Horizontal Partitioning In horizontal partitioning, also known as sharding, each partition is a data store with its schema, and each is referred to as a shard. Shards hold a specific subset of data such as all orders for a specific set of customers in an e-commerce application. One of the critical factors in implementing this partitioning strategy is the choice of sharding key. It is necessary to ensure even distribution of the workload across the shards, and the shard size should not exceed the scale limits of the data store. Furthermore, the sharding scheme should avoid creating hotspots that may impact performance and availability. Using a hash of a customer identifier instead of the first letter of a customer's name is a technique that helps to distribute the data more evenly across partitions.

Vertical Partitioning In vertical partitioning, each partition holds a subset of fields for items in the data store. The fields are divided according to their pattern of use, with frequently accessed fields in one partition and less frequently accessed fields in another. For example, an application might query product name, description, and price together when displaying product details to customers. The stock level and date when the product was last ordered from the manufacturer could be held in a separate partition because these two items are commonly used together.

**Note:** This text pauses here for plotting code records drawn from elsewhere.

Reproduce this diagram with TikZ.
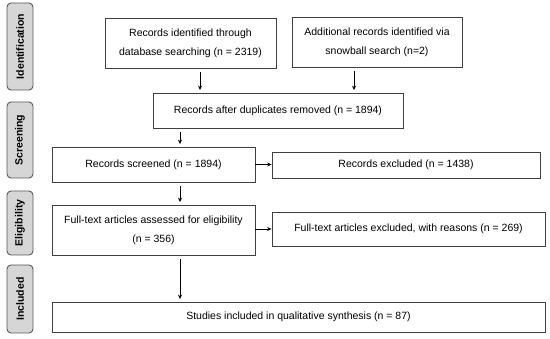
\documentclass[tikz,border=0pt]{standalone}
\usepackage{fontspec}
\setmainfont{Liberation Sans}
\usetikzlibrary{arrows.meta}
\begin{document}
\begin{tikzpicture}[x=1pt,y=-1pt,
 box/.style={draw=black!75, line width=0.8pt, align=center, inner sep=0pt,
   font=\fontsize{10.5}{19}\selectfont},
 phase/.style={draw=black!65, fill=black!16, rounded corners=4pt, line width=0.9pt,
   font=\bfseries\fontsize{10.5}{12}\selectfont, rotate=90, inner sep=0pt},
 arr/.style={-{Stealth[length=4.5pt,width=4pt]}, line width=0.7pt, shorten <=4pt, shorten >=2.5pt}]
\useasboundingbox (0,0) rectangle (550,339);
% phase labels
\node[phase, minimum width=87pt, minimum height=26pt] (pid) at (20,46.5) {Identification};
\node[phase, minimum width=76pt, minimum height=26pt] (psc) at (20,140) {Screening};
\node[phase, minimum width=64pt, minimum height=26pt] (pel) at (20,223) {Eligibility};
\node[phase, minimum width=68pt, minimum height=26pt] (pin) at (20,299) {Included};
% boxes
\node[box, minimum width=171pt, minimum height=50pt] (b1) at (190.5,43) {Records identified through\\database searching (n = 2319)};
\node[box, minimum width=170pt, minimum height=50pt] (b2) at (377,42) {Additional records identified via\\snowball search (n=2)};
\node[box, minimum width=250pt, minimum height=35pt] (b3) at (278,110.5) {Records after duplicates removed (n = 1894)};
\node[box, minimum width=203pt, minimum height=35pt] (b4) at (153.5,164.5) {Records screened (n = 1894)};
\node[box, minimum width=268pt, minimum height=26pt] (b5) at (406,165) {Records excluded (n = 1438)};
\node[box, minimum width=203pt, minimum height=50pt] (b6) at (153.5,230) {Full-text articles assessed for eligibility\\(n = 356)};
\node[box, minimum width=273pt, minimum height=34pt] (b7) at (408.5,229) {Full-text articles excluded, with reasons (n = 269)};
\node[box, minimum width=493pt, minimum height=30pt] (b8) at (298.5,317) {Studies included in qualitative synthesis (n = 87)};
% arrows
\draw[arr] ([xshift=9.5pt]b1.south) -- ([xshift=9.5pt]b1.south |- b3.north);
\draw[arr] ([xshift=-23pt]b2.south) -- ([xshift=-23pt]b2.south |- b3.north);
\draw[arr] ([xshift=-98pt]b3.south) -- ([xshift=-98pt]b3.south |- b4.north);
\draw[arr, shorten <=0pt, shorten >=0pt] (b4.east) -- (b4.east -| b5.west);
\draw[arr] ([xshift=26.5pt]b4.south) -- ([xshift=26.5pt]b4.south |- b6.north);
\draw[arr, shorten <=0pt, shorten >=0pt] (b6.east |- b7.west) -- (b7.west);
\draw[arr] ([xshift=26.5pt]b6.south) -- ([xshift=26.5pt]b6.south |- b8.north);
\end{tikzpicture}
\end{document}
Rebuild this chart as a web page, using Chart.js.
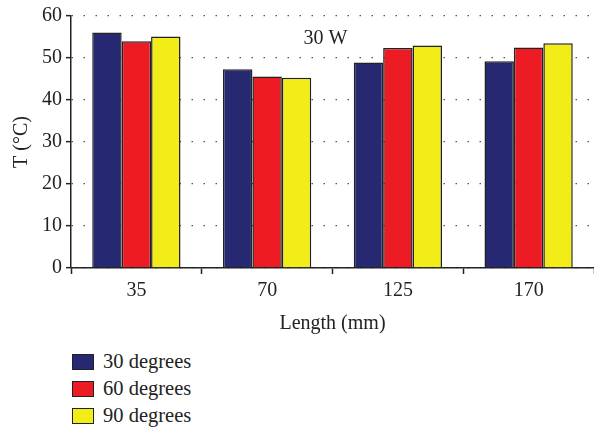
<!DOCTYPE html>
<html>
<head>
<meta charset="utf-8">
<script src="https://cdn.jsdelivr.net/npm/chart.js@4.4.1/dist/chart.umd.min.js"></script>
<style>
    body { margin: 0; background: #fff; }
    #wrap { position: relative; width: 594px; height: 430px; }
    #box { position: absolute; left: 0; top: 0; width: 594px; height: 340px; }
    #legend { position: absolute; left: 72px; top: 348px; font-family: 'Liberation Serif', serif; font-size: 20.5px; color: #222; }
    .item { height: 27px; display: flex; align-items: center; }
    .swatch { width: 20px; height: 14px; border: 1.5px solid #222; margin-right: 9px; }
</style>
</head>
<body>
<div id="wrap">
    <div id="box"><canvas id="graph"></canvas></div>
    <div id="legend"></div>
</div>
<script>
const lengths = ['35', '70', '125', '170'];
const deg30 = [56.1, 47.3, 48.9, 49.2];
const deg60 = [54.0, 45.6, 52.4, 52.5];
const deg90 = [55.1, 45.3, 53.0, 53.5];
const yTicks = [0, 10, 20, 30, 40, 50, 60];

const serif = 'Liberation Serif';
const ink = '#222';

// "30 W" label sits inside the plot area
const powerLabel = {
    id: 'powerLabel',
    afterDraw: function (chart) {
        const ctx = chart.ctx;
        const x = chart.scales.x;
        const y = chart.scales.y;
        ctx.save();
        ctx.font = '20px ' + serif;
        ctx.fillStyle = ink;
        ctx.textAlign = 'center';
        ctx.textBaseline = 'middle';
        ctx.fillText('30 W', (x.left + x.right) / 2 - 7, y.getPixelForValue(54.5));
        ctx.restore();
    }
};

const context = document.getElementById('graph');
const chart = new Chart(context, {
    type: 'bar',
    data: {
        labels: lengths,
        datasets: [
            { label: '30 degrees', data: deg30, backgroundColor: '#262872' },
            { label: '60 degrees', data: deg60, backgroundColor: '#ED1C24' },
            { label: '90 degrees', data: deg90, backgroundColor: '#F2EC19' }
        ]
    },
    options: {
        responsive: true,
        maintainAspectRatio: false,
        animation: false,
        layout: { padding: { top: 12, right: 0, left: 10, bottom: 4 } },
        datasets: {
            bar: {
                categoryPercentage: 0.675,
                barPercentage: 1,
                borderColor: ink,
                borderWidth: 1.5
            }
        },
        plugins: {
            legend: { display: false },
            tooltip: { enabled: false }
        },
        scales: {
            x: {
                grid: {
                    drawOnChartArea: false,
                    offset: true,
                    tickLength: 6,
                    tickColor: ink,
                    tickWidth: 1.5
                },
                border: { color: ink, width: 1.5 },
                ticks: { color: ink, font: { family: serif, size: 20 }, padding: 5 },
                title: {
                    display: true,
                    text: 'Length (mm)',
                    color: ink,
                    font: { family: serif, size: 20 },
                    padding: { top: 4, bottom: 0 }
                }
            },
            y: {
                min: 0,
                max: 60,
                afterBuildTicks: function (axis) {
                    axis.ticks = yTicks.map(function (v) { return { value: v }; });
                },
                grid: {
                    color: '#555',
                    lineWidth: 1.3,
                    tickLength: 5,
                    tickColor: ink,
                    tickWidth: 1.5
                },
                border: { color: ink, width: 1.5, dash: [1.5, 10.5] },
                ticks: { color: ink, font: { family: serif, size: 20 }, padding: 4 },
                title: {
                    display: true,
                    text: 'T (°C)',
                    color: ink,
                    font: { family: serif, size: 20 },
                    padding: { top: 0, bottom: 4 }
                }
            }
        }
    },
    plugins: [powerLabel]
});

const legend = document.getElementById('legend');
chart.data.datasets.forEach(function (ds) {
    const item = document.createElement('div');
    item.className = 'item';
    const sw = document.createElement('span');
    sw.className = 'swatch';
    sw.style.background = ds.backgroundColor;
    item.appendChild(sw);
    item.appendChild(document.createTextNode(ds.label));
    legend.appendChild(item);
});
</script>
</body>
</html>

Functional Partitioning In functional partitioning, data is aggregated according to how it is used by each bounded context in the system. It is a technique for improving isolation and data access performance for systems that can identify a bounded context for each distinct business area or service in the application. For example, an e-commerce system that implements separate business functions for invoicing and managing product inventory might store invoice data in one partition and product inventory data in another.

Designing Partitions for Scalability The partitioning strategy should be based on the data access patterns, such as the size of each query, the frequency of access, the inherent latency, and the compute processing requirements, such as stored procedures. Determining current and future scalability targets for data size and workload is crucial in distributing data across the partitions. Choosing an appropriate shard key in horizontal partitioning is critical to ensure even distribution of the workload across shards. It is important to make sure the resources available to each partition can handle scalability requirements in terms of data size and throughput. System monitoring verifies that the data is distributed as expected, and the partitions can handle the imposed load.

Designing Partitions for Query Performance Analyzing queries that perform slowly and critical queries that must always perform quickly is necessary when designing partitions for query performance. Partition the data that is causing slow performance, limit the size of each partition, and design the shard key to allow the application to find the partition quickly. Consider the location of a partition on the performance of queries and try to keep data in partitions that are geographically close to the applications and users that access it. If an entity has throughput and query performance requirements, use functional partitioning based on that entity. Parallel queries across partitions can improve query performance.

Designing Partitions for Availability Designing partitions to support independent management and maintenance is essential for improved availability. If a partition fails, it can be recovered independently without affecting instances of applications that access data in other partitions. Partitioning data by geographical area may allow scheduled maintenance to be performed on some partitions while others remain available.